Pictures stay out of this copy, which runs from the first line of the material through the line containing "const yTicks = [-2, -1, 0, 1, 2];".

[START Source material]

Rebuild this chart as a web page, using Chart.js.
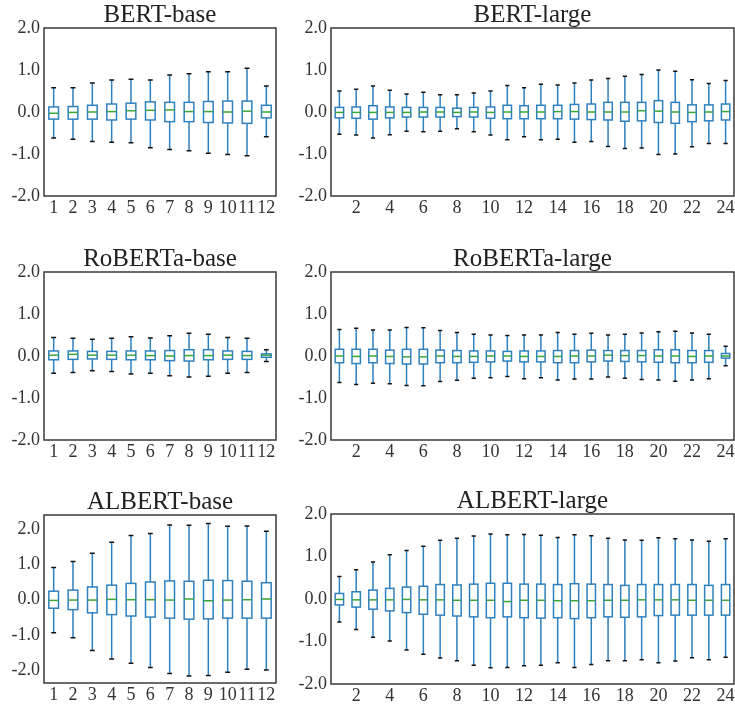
<!DOCTYPE html>
<html>
<head>
<meta charset="utf-8">
<script src="https://cdn.jsdelivr.net/npm/chart.js@4.4.0/dist/chart.umd.min.js"></script>
<style>
  body { margin: 0; background: #fff; overflow: hidden; width: 735px; height: 705px; position: relative; }
  canvas { position: absolute; }
</style>
</head>
<body>
<canvas id="bertBase"></canvas>
<canvas id="bertLarge"></canvas>
<canvas id="robertaBase"></canvas>
<canvas id="robertaLarge"></canvas>
<canvas id="albertBase"></canvas>
<canvas id="albertLarge"></canvas>
<script>
// layers and tick labels
const layers12 = [1, 2, 3, 4, 5, 6, 7, 8, 9, 10, 11, 12];
const layers24 = [1, 2, 3, 4, 5, 6, 7, 8, 9, 10, 11, 12, 13, 14, 15, 16, 17, 18, 19, 20, 21, 22, 23, 24];
const xTicks12 = [1, 2, 3, 4, 5, 6, 7, 8, 9, 10, 11, 12];
const xTicks24 = [2, 4, 6, 8, 10, 12, 14, 16, 18, 20, 22, 24];
const yTicks = [-2, -1, 0, 1, 2];

// BERT-base
const bertBaseHigh = [0.58, 0.58, 0.69, 0.76, 0.78, 0.76, 0.88, 0.91, 0.96, 0.96, 1.04, 0.62];
const bertBaseQ3   = [0.12, 0.13, 0.16, 0.19, 0.21, 0.24, 0.23, 0.23, 0.25, 0.26, 0.26, 0.16];
const bertBaseMed  = [-0.03, -0.01, 0.0, 0.01, 0.03, 0.04, 0.05, 0.01, 0.01, 0.0, 0.02, 0.0];
const bertBaseQ1   = [-0.17, -0.17, -0.17, -0.19, -0.17, -0.19, -0.23, -0.23, -0.25, -0.26, -0.27, -0.14];
const bertBaseLow  = [-0.62, -0.65, -0.70, -0.72, -0.73, -0.85, -0.89, -0.92, -0.98, -1.01, -1.04, -0.59];

// BERT-large
const bertLargeHigh = [0.50, 0.54, 0.62, 0.52, 0.43, 0.47, 0.41, 0.41, 0.45, 0.50, 0.63, 0.58, 0.66, 0.64, 0.69, 0.76, 0.80, 0.85, 0.89, 1.00, 0.97, 0.77, 0.68, 0.75];
const bertLargeQ3   = [0.11, 0.12, 0.15, 0.12, 0.11, 0.11, 0.11, 0.09, 0.11, 0.12, 0.16, 0.15, 0.16, 0.16, 0.18, 0.19, 0.23, 0.23, 0.23, 0.27, 0.23, 0.17, 0.17, 0.19];
const bertLargeMed  = [-0.01, -0.01, -0.01, -0.01, -0.01, 0.0, 0.0, -0.01, 0.0, -0.01, 0.0, 0.0, 0.0, 0.01, 0.01, 0.0, 0.0, 0.0, 0.03, 0.02, 0.0, -0.01, 0.0, 0.01];
const bertLargeQ1   = [-0.14, -0.15, -0.17, -0.14, -0.12, -0.12, -0.12, -0.11, -0.12, -0.15, -0.16, -0.16, -0.16, -0.16, -0.17, -0.18, -0.19, -0.22, -0.21, -0.25, -0.27, -0.23, -0.21, -0.19];
const bertLargeLow  = [-0.53, -0.55, -0.62, -0.54, -0.46, -0.47, -0.46, -0.40, -0.47, -0.55, -0.66, -0.59, -0.66, -0.65, -0.72, -0.70, -0.82, -0.87, -0.86, -1.01, -1.00, -0.83, -0.75, -0.75];

// RoBERTa-base
const robertaBaseHigh = [0.44, 0.42, 0.40, 0.42, 0.46, 0.43, 0.48, 0.54, 0.52, 0.44, 0.42, 0.15];
const robertaBaseQ3   = [0.12, 0.12, 0.11, 0.11, 0.12, 0.12, 0.13, 0.15, 0.15, 0.12, 0.11, 0.05];
const robertaBaseMed  = [0.02, 0.04, 0.02, 0.02, 0.02, 0.01, 0.0, 0.01, 0.01, 0.02, 0.01, 0.02];
const robertaBaseQ1   = [-0.09, -0.08, -0.07, -0.08, -0.09, -0.09, -0.11, -0.12, -0.09, -0.08, -0.08, -0.03];
const robertaBaseLow  = [-0.41, -0.39, -0.35, -0.37, -0.43, -0.41, -0.47, -0.50, -0.48, -0.41, -0.39, -0.13];

// RoBERTa-large
const robertaLargeHigh = [0.63, 0.66, 0.62, 0.62, 0.68, 0.67, 0.61, 0.56, 0.52, 0.50, 0.49, 0.50, 0.50, 0.56, 0.52, 0.54, 0.50, 0.52, 0.55, 0.58, 0.59, 0.55, 0.52, 0.23];
const robertaLargeQ3   = [0.16, 0.16, 0.16, 0.14, 0.16, 0.16, 0.14, 0.13, 0.12, 0.12, 0.11, 0.12, 0.12, 0.13, 0.13, 0.14, 0.13, 0.13, 0.13, 0.15, 0.15, 0.13, 0.13, 0.06];
const robertaLargeMed  = [0.0, -0.01, 0.0, -0.01, -0.02, -0.02, 0.0, -0.01, -0.01, 0.0, 0.0, -0.01, -0.01, -0.01, 0.0, 0.0, 0.02, 0.01, 0.01, 0.0, 0.0, -0.01, 0.0, 0.0];
const robertaLargeQ1   = [-0.16, -0.18, -0.16, -0.18, -0.19, -0.19, -0.16, -0.16, -0.15, -0.14, -0.12, -0.14, -0.14, -0.16, -0.16, -0.14, -0.12, -0.13, -0.14, -0.15, -0.16, -0.16, -0.15, -0.05];
const robertaLargeLow  = [-0.63, -0.68, -0.65, -0.66, -0.70, -0.71, -0.61, -0.58, -0.53, -0.52, -0.49, -0.54, -0.52, -0.57, -0.55, -0.55, -0.50, -0.53, -0.56, -0.57, -0.60, -0.57, -0.54, -0.23];

// ALBERT-base
const albertBaseHigh = [0.91, 1.08, 1.31, 1.62, 1.81, 1.87, 2.11, 2.10, 2.15, 2.07, 2.08, 1.93];
const albertBaseQ3   = [0.24, 0.27, 0.36, 0.41, 0.46, 0.50, 0.53, 0.52, 0.55, 0.54, 0.52, 0.48];
const albertBaseMed  = [-0.02, -0.01, -0.01, 0.01, 0.0, 0.0, -0.01, 0.02, -0.03, -0.01, 0.0, 0.02];
const albertBaseQ1   = [-0.24, -0.28, -0.37, -0.42, -0.46, -0.49, -0.52, -0.55, -0.54, -0.52, -0.52, -0.52];
const albertBaseLow  = [-0.93, -1.07, -1.43, -1.67, -1.79, -1.91, -2.08, -2.15, -2.14, -2.05, -1.96, -1.98];

// ALBERT-large
const albertLargeHigh = [0.53, 0.69, 0.87, 1.04, 1.14, 1.24, 1.38, 1.43, 1.48, 1.53, 1.51, 1.52, 1.50, 1.45, 1.51, 1.49, 1.43, 1.39, 1.38, 1.44, 1.42, 1.39, 1.36, 1.42];
const albertLargeQ3   = [0.13, 0.17, 0.21, 0.25, 0.28, 0.30, 0.34, 0.33, 0.35, 0.37, 0.37, 0.35, 0.35, 0.34, 0.36, 0.35, 0.34, 0.32, 0.34, 0.34, 0.34, 0.34, 0.32, 0.34];
const albertLargeMed  = [-0.01, -0.02, -0.02, -0.02, -0.01, -0.02, -0.02, -0.03, -0.03, -0.03, -0.06, -0.03, -0.03, -0.04, -0.04, -0.04, -0.03, -0.03, -0.02, -0.02, -0.02, -0.03, -0.03, -0.03];
const albertLargeQ1   = [-0.14, -0.19, -0.24, -0.28, -0.32, -0.36, -0.38, -0.40, -0.42, -0.44, -0.42, -0.44, -0.45, -0.44, -0.46, -0.44, -0.42, -0.43, -0.42, -0.39, -0.38, -0.38, -0.38, -0.38];
const albertLargeLow  = [-0.54, -0.72, -0.90, -0.99, -1.20, -1.30, -1.39, -1.45, -1.56, -1.62, -1.61, -1.57, -1.56, -1.50, -1.61, -1.54, -1.45, -1.45, -1.43, -1.50, -1.46, -1.38, -1.43, -1.37];

const FONT = 'Liberation Serif';
const TITLE_SIZE = 25;

// draws the boxes, whiskers, caps and medians from the dataset arrays
const boxPlugin = {
  id: 'boxes',
  afterDatasetsDraw(chart) {
    const ctx = chart.ctx;
    const xs = chart.scales.x, ys = chart.scales.y;
    const b = chart.data.datasets[0].box;
    ctx.save();
    ctx.lineWidth = 1.5;
    b.layers.forEach((l, i) => {
      const cx = xs.getPixelForValue(l);
      const half = xs.getPixelForValue(l + 0.25) - cx;
      const yHigh = ys.getPixelForValue(b.high[i]);
      const yQ3 = ys.getPixelForValue(b.q3[i]);
      const yMed = ys.getPixelForValue(b.med[i]);
      const yQ1 = ys.getPixelForValue(b.q1[i]);
      const yLow = ys.getPixelForValue(b.low[i]);

      ctx.strokeStyle = '#2f80bf';
      ctx.beginPath();
      ctx.moveTo(cx, yQ3); ctx.lineTo(cx, yHigh);
      ctx.moveTo(cx, yQ1); ctx.lineTo(cx, yLow);
      ctx.stroke();
      ctx.strokeRect(cx - half, yQ3, half * 2, yQ1 - yQ3);

      ctx.strokeStyle = '#111';
      ctx.beginPath();
      ctx.moveTo(cx - half / 2, yHigh); ctx.lineTo(cx + half / 2, yHigh);
      ctx.moveTo(cx - half / 2, yLow); ctx.lineTo(cx + half / 2, yLow);
      ctx.stroke();

      ctx.strokeStyle = '#3aa53a';
      ctx.beginPath();
      ctx.moveTo(cx - half, yMed); ctx.lineTo(cx + half, yMed);
      ctx.stroke();
    });
    ctx.restore();
  },
  afterDraw(chart) {
    const a = chart.chartArea;
    const ctx = chart.ctx;
    ctx.save();
    ctx.strokeStyle = '#3a3a3a';
    ctx.lineWidth = 1.5;
    ctx.strokeRect(a.left, a.top, a.right - a.left, a.bottom - a.top);
    ctx.restore();
  }
};

function makePanel(id, title, layers, xTicks, low, q1, med, q3, high, area, yMin, yMax, titlePad) {
  const yAxisW = area.left < 100 ? 44 : 41;
  const titleH = TITLE_SIZE + titlePad.top + titlePad.bottom;
  const canvasLeft = area.left - yAxisW;
  const canvasTop = area.top - titleH;
  const canvas = document.getElementById(id);
  canvas.width = area.right - canvasLeft + 12;
  canvas.height = area.bottom - canvasTop + 24;
  canvas.style.left = canvasLeft + 'px';
  canvas.style.top = canvasTop + 'px';

  new Chart(canvas, {
    type: 'scatter',
    data: {
      datasets: [{
        data: layers.map((l, i) => ({ x: l, y: med[i] })),
        pointRadius: 0,
        box: { layers: layers, low: low, q1: q1, med: med, q3: q3, high: high }
      }]
    },
    options: {
      responsive: false,
      animation: false,
      events: [],
      layout: { padding: { left: 0, right: 12, top: 0, bottom: 0 } },
      plugins: {
        legend: { display: false },
        tooltip: { enabled: false },
        title: {
          display: true,
          fullSize: false,
          text: title,
          color: '#222',
          font: { family: FONT, size: TITLE_SIZE, weight: 'normal', lineHeight: 1 },
          padding: titlePad
        }
      },
      scales: {
        x: {
          type: 'linear',
          min: layers[0] - 0.5,
          max: layers[layers.length - 1] + 0.5,
          grid: { display: false, drawTicks: false },
          border: { display: false },
          afterBuildTicks: s => { s.ticks = xTicks.map(v => ({ value: v })); },
          afterFit: s => { s.height = 24; },
          ticks: {
            autoSkip: false, maxRotation: 0, padding: 1, color: '#333',
            font: { family: FONT, size: 18 },
            callback: v => String(v)
          }
        },
        y: {
          min: yMin,
          max: yMax,
          grid: { display: false, drawTicks: false },
          border: { display: false },
          afterBuildTicks: s => { s.ticks = yTicks.map(v => ({ value: v })); },
          afterFit: s => { s.width = yAxisW; },
          ticks: {
            padding: 4, color: '#333',
            font: { family: FONT, size: 18 },
            callback: v => v.toFixed(1)
          }
        }
      }
    },
    plugins: [boxPlugin]
  });
}

const padTop = { top: 3, bottom: 0 };
const padLow = { top: 6, bottom: 0 };

makePanel('bertBase', 'BERT-base', layers12, xTicks12,
  bertBaseLow, bertBaseQ1, bertBaseMed, bertBaseQ3, bertBaseHigh,
  { left: 44, top: 28, right: 276, bottom: 196 }, -2, 2, padTop);
makePanel('bertLarge', 'BERT-large', layers24, xTicks24,
  bertLargeLow, bertLargeQ1, bertLargeMed, bertLargeQ3, bertLargeHigh,
  { left: 331, top: 28, right: 734, bottom: 196 }, -2, 2, padTop);
makePanel('robertaBase', 'RoBERTa-base', layers12, xTicks12,
  robertaBaseLow, robertaBaseQ1, robertaBaseMed, robertaBaseQ3, robertaBaseHigh,
  { left: 44, top: 272, right: 276, bottom: 440 }, -2, 2, padTop);
makePanel('robertaLarge', 'RoBERTa-large', layers24, xTicks24,
  robertaLargeLow, robertaLargeQ1, robertaLargeMed, robertaLargeQ3, robertaLargeHigh,
  { left: 331, top: 272, right: 734, bottom: 440 }, -2, 2, padTop);
makePanel('albertBase', 'ALBERT-base', layers12, xTicks12,
  albertBaseLow, albertBaseQ1, albertBaseMed, albertBaseQ3, albertBaseHigh,
  { left: 44, top: 515, right: 276, bottom: 683 }, -2.35, 2.39, padLow);
makePanel('albertLarge', 'ALBERT-large', layers24, xTicks24,
  albertLargeLow, albertLargeQ1, albertLargeMed, albertLargeQ3, albertLargeHigh,
  { left: 331, top: 514, right: 734, bottom: 684 }, -2, 2, padLow);
</script>
</body>
</html>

[END Source material]

## Solution for this task
Rebuild this chart as a web page, using Chart.js.
<!DOCTYPE html>
<html>
<head>
<meta charset="utf-8">
<script src="https://cdn.jsdelivr.net/npm/chart.js@4.4.0/dist/chart.umd.min.js"></script>
<style>
  body { margin: 0; background: #fff; overflow: hidden; width: 735px; height: 705px; position: relative; }
  canvas { position: absolute; }
</style>
</head>
<body>
<canvas id="bertBase"></canvas>
<canvas id="bertLarge"></canvas>
<canvas id="robertaBase"></canvas>
<canvas id="robertaLarge"></canvas>
<canvas id="albertBase"></canvas>
<canvas id="albertLarge"></canvas>
<script>
// layers and tick labels
const layers12 = [1, 2, 3, 4, 5, 6, 7, 8, 9, 10, 11, 12];
const layers24 = [1, 2, 3, 4, 5, 6, 7, 8, 9, 10, 11, 12, 13, 14, 15, 16, 17, 18, 19, 20, 21, 22, 23, 24];
const xTicks12 = [1, 2, 3, 4, 5, 6, 7, 8, 9, 10, 11, 12];
const xTicks24 = [2, 4, 6, 8, 10, 12, 14, 16, 18, 20, 22, 24];
const yTicks = [-2, -1, 0, 1, 2];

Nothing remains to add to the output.